Sampling isn't about "hijacking nostalgia wholesale," says Mark Ronson. It's about inserting yourself into the narrative of a song.

Marty Note
You may want to jump to time code 3:00 as Ron's first mix goes on a tad long, but stay with this TED talk. What Mark shares about music is true for marketing and content curation - we (content curators) don't "hijack" content wholesale either.

Content curation is about inserting ourselves into the narrative of a piece of content just as I am doing here with Mark's TED talk. I'm "sampling" Mark's thoughts, video and intellectual "property" to cross the Rubicon between music and marketing, listening and creating, consuming and collaborating.

Yes, there are revolutionary original works such as Mark Schaefer on Content Shock (http://www.businessesgrow.com/2014/01/06/content-shock/ ), David Amerland on our new value system (http://helpmyseo.com/seo-blog/692-what-if-we-had-a-new-value-system-for-goods-and-services.html) and Curagami's co-founder Phil Buckley on Fear, Shame and Asking For Help (http://www.curagami.com/featured/fear/ ).

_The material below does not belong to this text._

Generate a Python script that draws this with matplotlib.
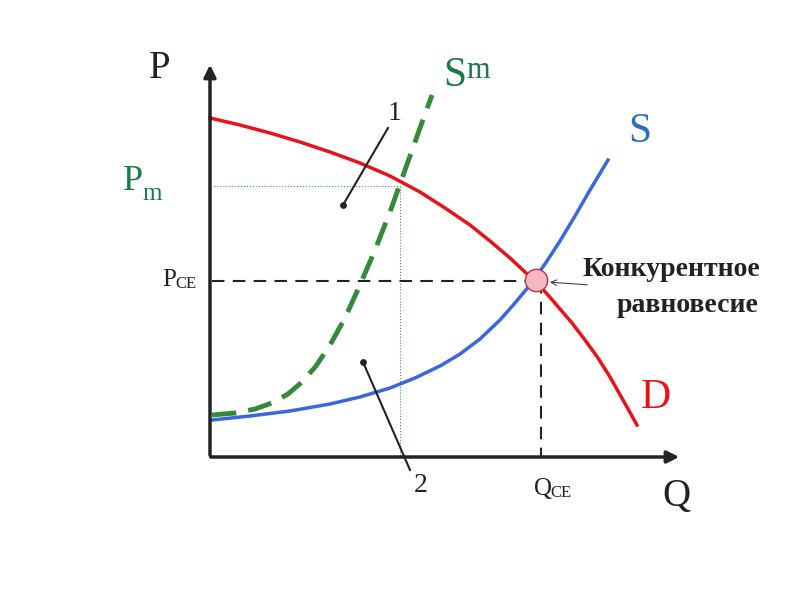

Even these fiercely original works are woven from memes, ideas and threads sampled from others. Just as we can hear Bowie in Vanilla Ice we hear Seth Godin, Chris Brogan and Brian Solis in Mark, David and Phil's thinking and ideas. We sample, remix and mesh because we can.

We sample remix and mes because its fun and challenging too. The most important marketing idea today may be finding new methods and applications for making your products, thoughts and ideas be "sample worthy".